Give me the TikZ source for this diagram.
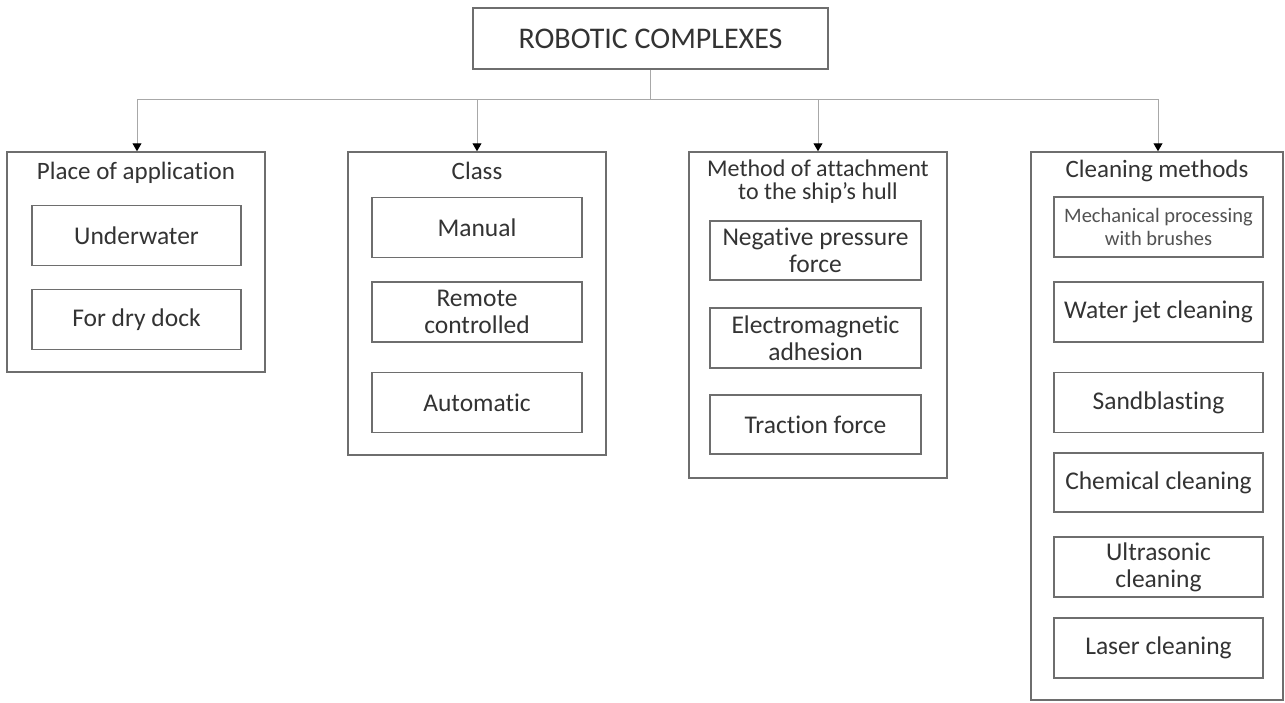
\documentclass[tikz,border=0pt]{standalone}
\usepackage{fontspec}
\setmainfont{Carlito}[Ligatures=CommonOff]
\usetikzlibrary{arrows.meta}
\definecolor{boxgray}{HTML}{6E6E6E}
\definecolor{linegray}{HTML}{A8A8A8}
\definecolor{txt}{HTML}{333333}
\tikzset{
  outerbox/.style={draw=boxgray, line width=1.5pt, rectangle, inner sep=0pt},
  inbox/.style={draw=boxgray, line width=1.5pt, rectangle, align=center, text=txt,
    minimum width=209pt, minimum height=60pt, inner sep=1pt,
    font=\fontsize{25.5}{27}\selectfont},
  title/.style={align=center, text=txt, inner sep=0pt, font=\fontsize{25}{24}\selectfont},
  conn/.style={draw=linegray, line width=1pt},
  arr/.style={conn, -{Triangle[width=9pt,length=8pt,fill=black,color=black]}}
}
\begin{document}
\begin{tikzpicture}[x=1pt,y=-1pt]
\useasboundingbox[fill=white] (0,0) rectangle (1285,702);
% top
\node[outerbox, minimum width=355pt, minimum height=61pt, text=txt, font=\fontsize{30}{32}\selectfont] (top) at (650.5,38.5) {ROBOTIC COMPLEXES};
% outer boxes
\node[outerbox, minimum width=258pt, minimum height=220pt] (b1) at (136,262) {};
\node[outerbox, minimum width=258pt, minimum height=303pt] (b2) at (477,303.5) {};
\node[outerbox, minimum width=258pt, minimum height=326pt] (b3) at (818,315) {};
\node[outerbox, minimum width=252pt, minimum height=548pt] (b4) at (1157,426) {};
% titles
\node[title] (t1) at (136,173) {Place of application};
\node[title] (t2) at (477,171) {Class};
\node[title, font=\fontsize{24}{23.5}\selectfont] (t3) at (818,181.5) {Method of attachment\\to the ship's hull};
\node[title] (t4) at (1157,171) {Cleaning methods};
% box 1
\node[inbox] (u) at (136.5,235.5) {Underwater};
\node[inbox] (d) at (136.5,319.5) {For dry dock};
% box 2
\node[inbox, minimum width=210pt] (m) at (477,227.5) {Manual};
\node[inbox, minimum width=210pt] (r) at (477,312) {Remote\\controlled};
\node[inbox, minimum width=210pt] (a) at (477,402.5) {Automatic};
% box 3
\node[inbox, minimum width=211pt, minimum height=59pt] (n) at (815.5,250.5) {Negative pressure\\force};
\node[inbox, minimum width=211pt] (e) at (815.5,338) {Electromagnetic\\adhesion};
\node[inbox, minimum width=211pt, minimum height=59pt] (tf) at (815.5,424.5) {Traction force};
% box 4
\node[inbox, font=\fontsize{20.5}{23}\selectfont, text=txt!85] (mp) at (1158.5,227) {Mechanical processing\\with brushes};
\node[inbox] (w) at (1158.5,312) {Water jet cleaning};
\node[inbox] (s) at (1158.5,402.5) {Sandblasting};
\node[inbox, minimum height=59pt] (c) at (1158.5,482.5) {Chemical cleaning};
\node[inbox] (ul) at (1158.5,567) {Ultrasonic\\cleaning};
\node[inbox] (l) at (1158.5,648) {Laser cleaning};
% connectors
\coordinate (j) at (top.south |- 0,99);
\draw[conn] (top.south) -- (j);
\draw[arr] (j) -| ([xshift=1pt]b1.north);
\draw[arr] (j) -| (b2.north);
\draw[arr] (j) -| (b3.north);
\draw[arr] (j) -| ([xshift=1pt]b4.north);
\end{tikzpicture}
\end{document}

● What is expected: Keep the pictures out of the copy and write out the data exactly as it stands.

● Complete output:
Give me the TikZ source for this diagram.
\documentclass[tikz,border=0pt]{standalone}
\usepackage{fontspec}
\setmainfont{Carlito}[Ligatures=CommonOff]
\usetikzlibrary{arrows.meta}
\definecolor{boxgray}{HTML}{6E6E6E}
\definecolor{linegray}{HTML}{A8A8A8}
\definecolor{txt}{HTML}{333333}
\tikzset{
  outerbox/.style={draw=boxgray, line width=1.5pt, rectangle, inner sep=0pt},
  inbox/.style={draw=boxgray, line width=1.5pt, rectangle, align=center, text=txt,
    minimum width=209pt, minimum height=60pt, inner sep=1pt,
    font=\fontsize{25.5}{27}\selectfont},
  title/.style={align=center, text=txt, inner sep=0pt, font=\fontsize{25}{24}\selectfont},
  conn/.style={draw=linegray, line width=1pt},
  arr/.style={conn, -{Triangle[width=9pt,length=8pt,fill=black,color=black]}}
}
\begin{document}
\begin{tikzpicture}[x=1pt,y=-1pt]
\useasboundingbox[fill=white] (0,0) rectangle (1285,702);
% top
\node[outerbox, minimum width=355pt, minimum height=61pt, text=txt, font=\fontsize{30}{32}\selectfont] (top) at (650.5,38.5) {ROBOTIC COMPLEXES};
% outer boxes
\node[outerbox, minimum width=258pt, minimum height=220pt] (b1) at (136,262) {};
\node[outerbox, minimum width=258pt, minimum height=303pt] (b2) at (477,303.5) {};
\node[outerbox, minimum width=258pt, minimum height=326pt] (b3) at (818,315) {};
\node[outerbox, minimum width=252pt, minimum height=548pt] (b4) at (1157,426) {};
% titles
\node[title] (t1) at (136,173) {Place of application};
\node[title] (t2) at (477,171) {Class};
\node[title, font=\fontsize{24}{23.5}\selectfont] (t3) at (818,181.5) {Method of attachment\\to the ship's hull};
\node[title] (t4) at (1157,171) {Cleaning methods};
% box 1
\node[inbox] (u) at (136.5,235.5) {Underwater};
\node[inbox] (d) at (136.5,319.5) {For dry dock};
% box 2
\node[inbox, minimum width=210pt] (m) at (477,227.5) {Manual};
\node[inbox, minimum width=210pt] (r) at (477,312) {Remote\\controlled};
\node[inbox, minimum width=210pt] (a) at (477,402.5) {Automatic};
% box 3
\node[inbox, minimum width=211pt, minimum height=59pt] (n) at (815.5,250.5) {Negative pressure\\force};
\node[inbox, minimum width=211pt] (e) at (815.5,338) {Electromagnetic\\adhesion};
\node[inbox, minimum width=211pt, minimum height=59pt] (tf) at (815.5,424.5) {Traction force};
% box 4
\node[inbox, font=\fontsize{20.5}{23}\selectfont, text=txt!85] (mp) at (1158.5,227) {Mechanical processing\\with brushes};
\node[inbox] (w) at (1158.5,312) {Water jet cleaning};
\node[inbox] (s) at (1158.5,402.5) {Sandblasting};
\node[inbox, minimum height=59pt] (c) at (1158.5,482.5) {Chemical cleaning};
\node[inbox] (ul) at (1158.5,567) {Ultrasonic\\cleaning};
\node[inbox] (l) at (1158.5,648) {Laser cleaning};
% connectors
\coordinate (j) at (top.south |- 0,99);
\draw[conn] (top.south) -- (j);
\draw[arr] (j) -| ([xshift=1pt]b1.north);
\draw[arr] (j) -| (b2.north);
\draw[arr] (j) -| (b3.north);
\draw[arr] (j) -| ([xshift=1pt]b4.north);
\end{tikzpicture}
\end{document}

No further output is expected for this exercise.